All of this is true. Yet analysis of historical marriage patterns suggests that the decline of marriage is probably not just about delaying marriage. It also means fewer Americans will ever marry. As University of Minnesota demographer Steven Ruggles documents in a recent working paper, across most of the past century, each birth cohort of Americans has been less likely to marry than the preceding cohort, and the percentage of a group married by age 20 to 24 has almost always been a reliable predictor of how many will be married by the time the group reaches age 40 to 44.

The figures are striking:

women

men

Can we predict the future marital patterns of today's younger generations? Ruggles writes:

By fitting marriage curves derived from historical data, Goldstein and Kenney (2001) concluded that about 90% of younger cohorts will eventually marry. Since then, however, the young have continued to diverge sharply from historical marriage patterns, and Goldstein and Kenny’s predictions do not seem to be coming true. In the context of such rapid change, there is no guarantee that the old marriage models still apply. People do not have unlimited opportunities to marry, so a delay in marriage necessarily increases the chances that marriage will not occur.

Empirically, it is unusual for a cohort to forgo marriage early on but then catch up in later life. Among the fifteen birth cohorts of women I have reconstructed for persons born between 1825 and 1965, there is only one in which the percentage married at age 20-24 did not accurately predict the percentage who had married by age 40-44. That exceptional birth cohort was born between 1915 and 1919; they reached age 18 between 1933 and 1938 and reached age 24 between 1939 and 1943. Under the adverse conditions of depression and war during their prime marrying years, many of these women delayed marriage.
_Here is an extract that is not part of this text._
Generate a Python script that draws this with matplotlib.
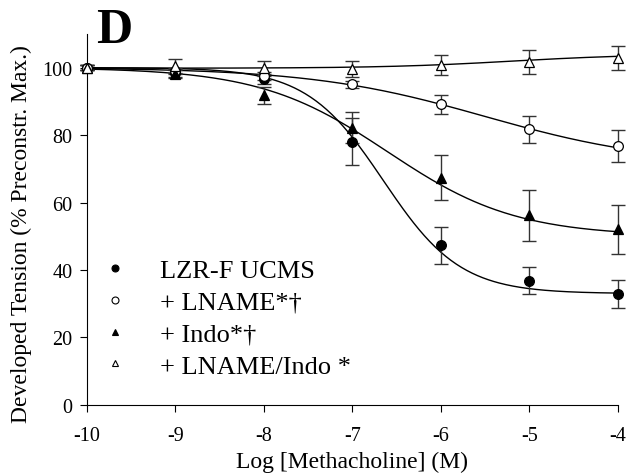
import numpy as np
import matplotlib.pyplot as plt

plt.rcParams["font.family"] = ["Liberation Serif", "DejaVu Serif"]
plt.rcParams["axes.unicode_minus"] = False

# Log [Methacholine] (M)
log_mch = [-10, -9, -8, -7, -6, -5, -4]

# Mean developed tension (% preconstriction max.) and SEM for each group
ucms = [100, 98.5, 96.5, 78, 47.3, 36.8, 32.8]
ucms_err = [0.8, 1.2, 1.5, 7.0, 5.4, 4.0, 4.1]

lname = [100, 99.0, 97.6, 95.0, 89.1, 81.7, 76.7]
lname_err = [0.8, 1.0, 1.2, 1.0, 2.9, 4.0, 4.7]

indo = [100, 98.0, 91.8, 82.2, 67.4, 56.2, 52.0]
indo_err = [0.8, 1.2, 2.5, 4.5, 6.8, 7.5, 7.2]

lname_indo = [100, 100.5, 99.8, 99.6, 100.7, 101.7, 102.9]
lname_indo_err = [0.8, 2.0, 2.2, 2.3, 2.9, 3.6, 3.5]

# Four-parameter logistic fits: (top, bottom, logEC50, Hill slope)
ucms_fit = (100, 33, -6.65, 1.0)
lname_fit = (100, 71, -5.5, 0.44)
indo_fit = (100, 50, -6.6, 0.6)
lname_indo_fit = (99.8, 104, -5.2, 0.6)

labels = ["LZR-F UCMS", "+ LNAME*\u2020", "+ Indo*\u2020", "+ LNAME/Indo *"]


def logistic(x, top, bottom, ec50, hill):
    return bottom + (top - bottom) / (1 + 10 ** (hill * (x - ec50)))


fig = plt.figure(figsize=(6.39, 4.77), dpi=100)
ax = fig.add_axes([0.136, 0.149, 0.831, 0.778])

xs = np.linspace(-10, -4, 300)
groups = [
    (ucms, ucms_err, ucms_fit, "o", "black"),
    (lname, lname_err, lname_fit, "o", "white"),
    (indo, indo_err, indo_fit, "^", "black"),
    (lname_indo, lname_indo_err, lname_indo_fit, "^", "white"),
]

handles = []
for (vals, errs, fit, marker, face), label in zip(groups, labels):
    ax.plot(xs, logistic(xs, *fit), color="black", lw=1.0, zorder=2)
    ax.errorbar(log_mch, vals, yerr=errs, fmt="none", ecolor="#333333",
                elinewidth=1.0, capsize=5, capthick=1.0, zorder=3,
                clip_on=False)
    ax.plot(log_mch, vals, linestyle="none", marker=marker, ms=7,
            mfc=face, mec="black", mew=0.9, zorder=4, clip_on=False)
    h, = ax.plot([], [], linestyle="none", marker=marker, ms=5,
                 mfc=face, mec="black", mew=0.8, label=label)
    handles.append(h)

ax.set_xlim(-10, -4)
ax.set_ylim(0, 110)
ax.set_yticks([0, 20, 40, 60, 80, 100])
ax.set_xticks(log_mch)
ax.spines["top"].set_visible(False)
ax.spines["right"].set_visible(False)
ax.tick_params(direction="out", length=5, width=0.8, labelsize=14.5)
ax.tick_params(axis="x", pad=10.5)
ax.tick_params(axis="y", pad=5.5)
ax.set_xlabel("Log [Methacholine] (M)", fontsize=17, labelpad=3.5)
ax.set_ylabel("Developed Tension (% Preconstr. Max.)", fontsize=17)
ax.yaxis.set_label_coords(-0.104, 0.464)

ax.legend(handles=handles, loc="lower left", bbox_to_anchor=(0.009, 0.045),
          frameon=False, fontsize=19, handlelength=1.0, handletextpad=1.2,
          labelspacing=0.32, borderaxespad=0)

fig.text(0.15, 0.91, "D", fontsize=36, fontweight="bold")

fig.savefig("out.png", dpi=100)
In the end, however, they did catch up; only 6% had never married by the time they reached 40-44 years old in the postwar years. If this cohort had behaved like all the others, their non-marriage would have been about 50% higher. There was no catch-up for the other 14 cohorts I examined: in all other periods, the percentage ever married at age 20-24 (with a log transformation) predicts almost perfectly the percentage never married by age 40-44.

Although, as he adds, "we have no way of telling whether this simple relationship will hold true in the future," to my mind there's little reason to expect today's young people to buck the prevailing trend and end up marrying at historically normal rates.

Is that such a bad thing? Yes and no. No, because a major factor behind the decline of marriage is an increase in economic opportunity for women. It is obviously good that women can avoid poverty and achieve many of their goals in life without getting married. And it's a good thing that those who do not wish to marry, for whatever reason, no longer face social ostracism.

On the other hand, the decline of marriage means adults will be poorer, less healthy, and less happy on average. In addition, many people forgoing marriage are still having children, so the decline of marriage means an increasing proportion of children will experience family instability and all its attendant risks. But beyond these utilitarian reasons, the fact that fewer and fewer Americans are able to achieve the widely shared dream of a lifelong marriage is simply tragic.